Thank you for your reply! its what i needed to hear! I have no confidence when it comes to things like this, she has no idea, and i normally just smile and say "awww" lol! but im sick of it, its affecting me daily, i hate her, I am definately just going to take your advice though hunny! cos its true! she is extremely arrogant! and thats something I CANT STAND grrrrr! thank you xxxxxx
 
And if that doesn't put her in her place i would tell your ex that you don't appreciate it and to not bring her along to pick your child anymore. There's no reason you should have to put up with his girlfriends crap. I'm with the previous post i wouldn't be able to bite my tongue. especially with someone how doesn't have kids of their own.
 
Thanks hun, ive text my little ones dad and shes now to stay in the car whenever he collects our son. ive said i dont want her coming anymore. its getting me down so its for the best :)
 
Definitely for the best. You don't need any extra stress! :hugs: xx
 
Ooooh. I would have flipped shit! There's no way I would let my exes girl question my parenting.

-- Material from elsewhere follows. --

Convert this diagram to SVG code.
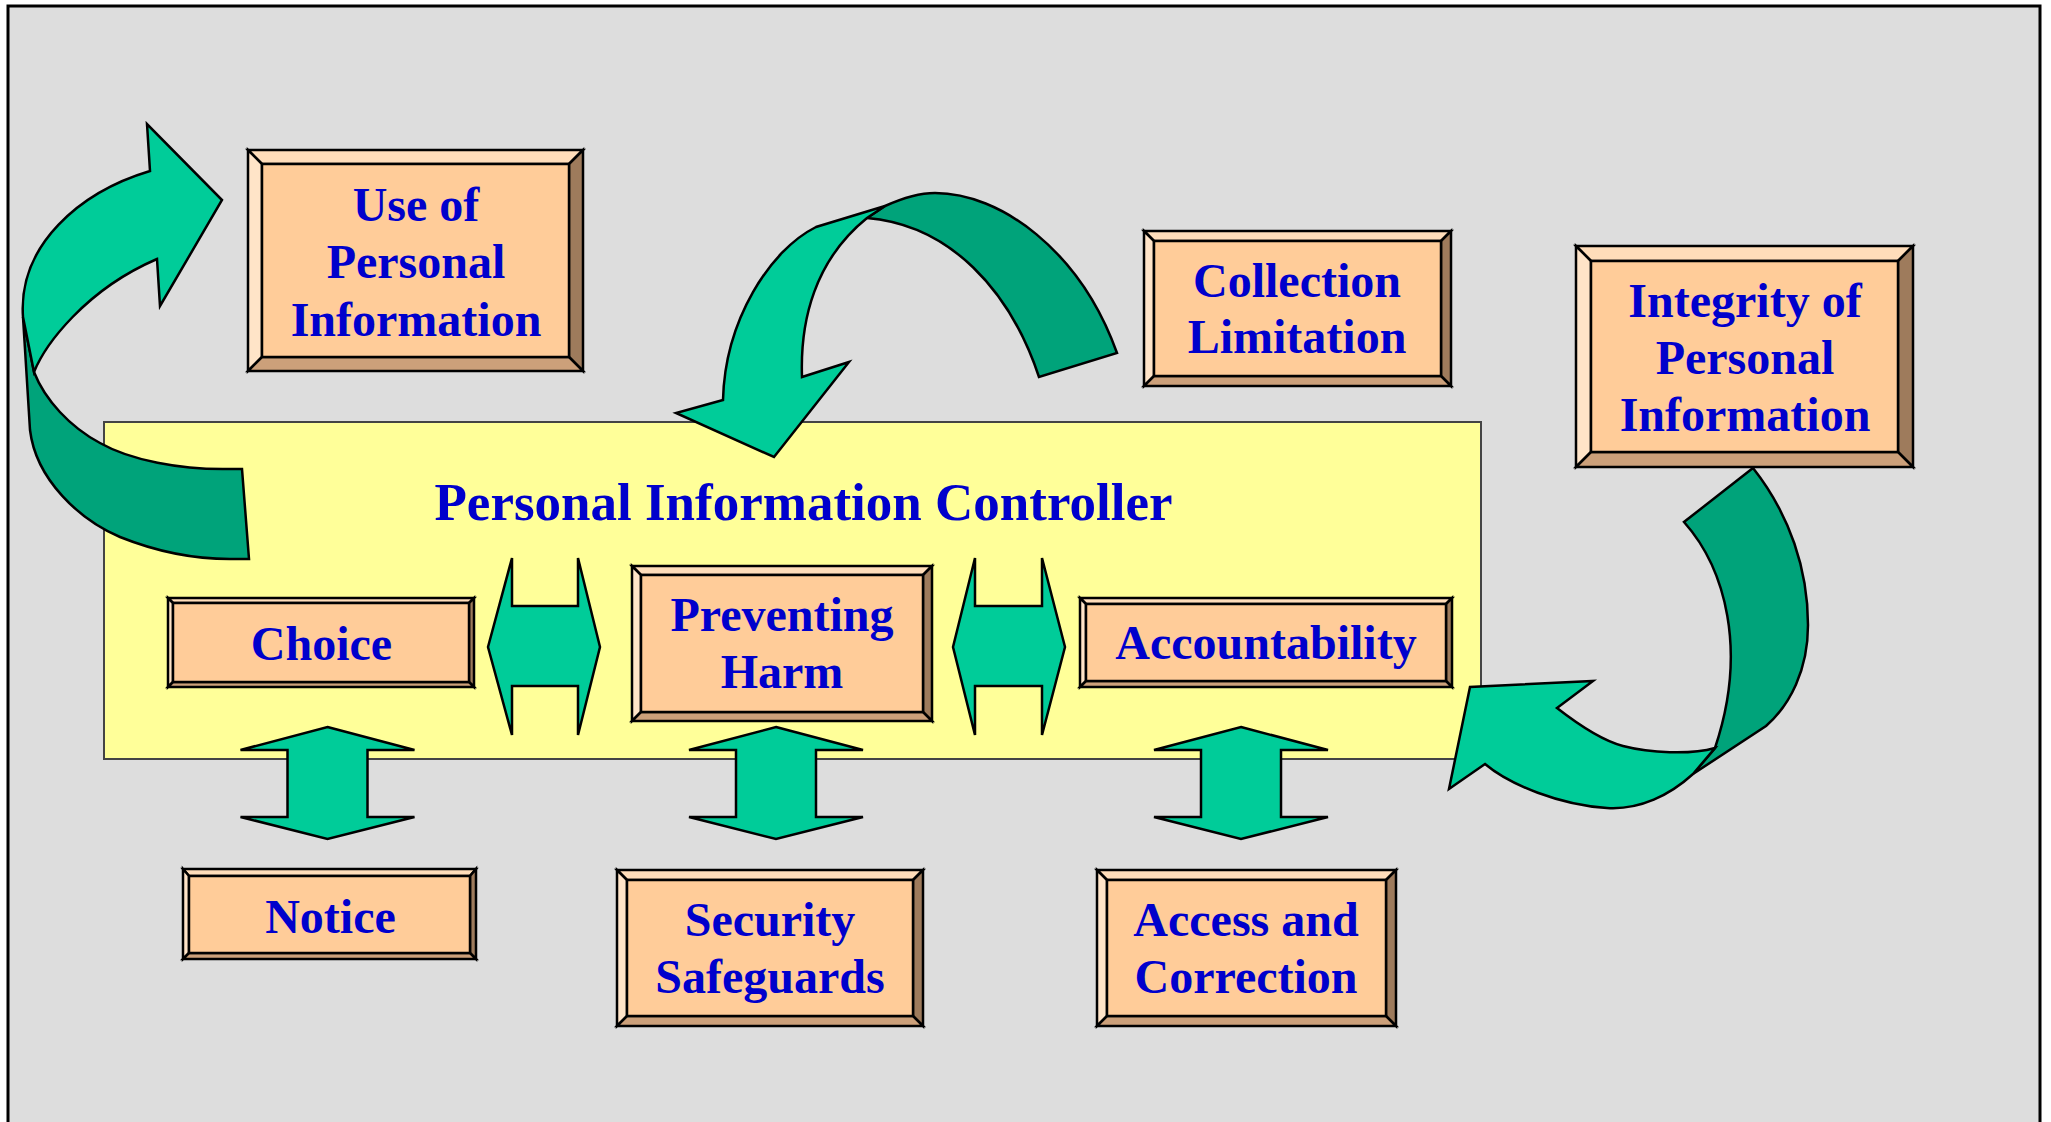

Girl, how did you keep quiet?! You must have some patience! :haha: Seriously, I also think it's best for her to stay in the car. I would be furious about that in the first place. If by chance she somehow continues to make remarks that make you mad or uncomfortable I would definitely say something back. Hope everything goes well. I'm dreading the day that I have to deal with something like this. Stay strong, hun! :hugs:
 
thanks hunny! shes now banned from coming to my door! it sounds pathetic but shes soo childish and i havent got the time of day for it! xxxxxxx
 
As a step mum, I never said anything like that to her mum. No matter how much I disapproved of her choices, I'd only moan to OH about it. I did go with him to pick her up, he can't carry everything himself and we didn't have a car so between playpen diaper bag and wriggling toddler he needed help. But I also very rarely talked while there unless it was to update her. (ex wouldn't update her about milestones, so I told her the first time she said no, talked or learned any cool 'tricks'). But sly jabs at parenting? Nope. Needless drama, if me and her were gonna be around each other for a while we have to be civil is my opinion. Funny enough, me and OH have since broken up and am carrying his kid, and I stay over at her house like once a month now lol. Being civil worked for me, wish all potential step mums got that memo. Hopefully she can learn to bite her tongue!
 
Oh goodness me! This girl sounds annoying!! She might just be jelous - i know it sounds weird, because you're an ex and she's a present girlfriend, but maybe she slightly sees you as a threat, so to make digs and belittles you and your peranting technique and making out that she's better makes her feel better?! (very childish though! - but then again at 18/19 most people without kiddies are!)

To be honest i don't see any reason why she even NEEDS to be around the child, unless she's a really long-term girlfriend, but if that was me, i'd want the mother to feel comfortable leaving their child with me, and that i too would try and stick to a similar routine to her, surely that's be better than her saying she doens't agree with your way of doing things..

sounds like you're doing great, i think having 2 young children is more than double the work of one, it's almost non-stop.. she hasn't got any children, so i really wouldn't pay any notice to any of the clap-trap she spouts out!
 
Thanks so much!
MommaAlexis, its nice to hear from a different side, but know its still wrong.

Annabels mummy, thats really made me feel better. theyve been together for 7 months now so it must be serious, i dont know though, shes really childish and i really havent got the time for that lol!